Accept it is okay to slow down a bit

I have always been active working out, hiking, trying new things, pursuing various hobbies and just generally not sitting still for long. Even as a youngster as soon as my homework was done I was out the door to play whatever chosen sport du jour with the neighborhood kids. Now in retirement I am learning it is okay to remain stationary for more than ten minutes. I appreciate my newfound freedom to read a book during the middle of the day. Should I feel a bit sleepy after lunch I feel no guilt reclining on the couch next to the cats happily emulating their napping prowess. I am learning – reluctantly – to hand over the heavy grocery bag to younger family members (even though I could still carry it just fine…really…).

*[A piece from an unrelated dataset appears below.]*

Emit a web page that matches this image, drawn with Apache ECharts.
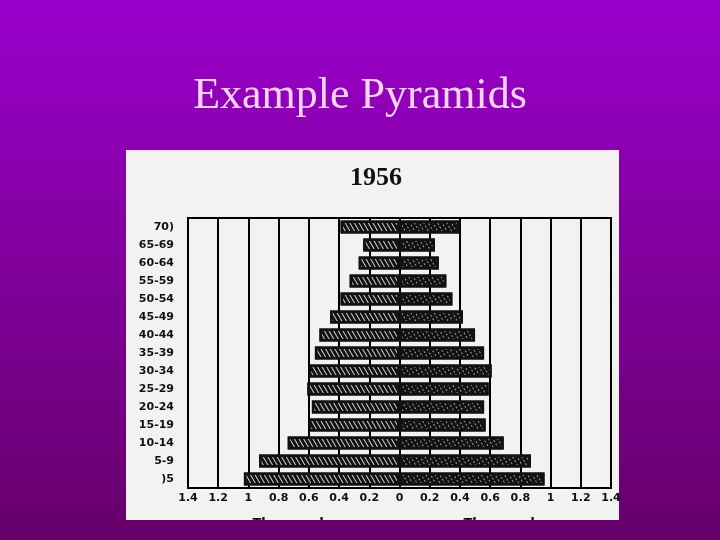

When we travel, rather than tear up the town scurrying to see every site imaginable we appreciate a quite break at a café or park bench. And you know what? By slowing down I am actually able to better appreciate all that is going on around me.

Learn you do not have to stay perpetually busy

When I first retired I felt guilty if I was not doing something “worthwhile” every spare moment. Totally accustomed to performing at 110 percent all the time, the thought of doing nothing took some getting used to. I am learning that doing nothing hold its own wonder. Without every moment laid out ahead of time I can follow my own natural rhythms. I am a morning person and so look forward to getting out of bed and on with the day. But should I feel the urge to spend an additional hour in bed that is exactly what I do. And I do it without feeling guilty. It may sound easy but until you accept that you have real control of how you choose to spend your time, that gnawing guilt can hang out on the periphery.

The journey continues as does my ongoing education. I am realizing that I did not learn it all in school and there is really no age at which learning is over. With so many interesting avenues to explore and the freedom to engage, it appears that much of my education is just beginning.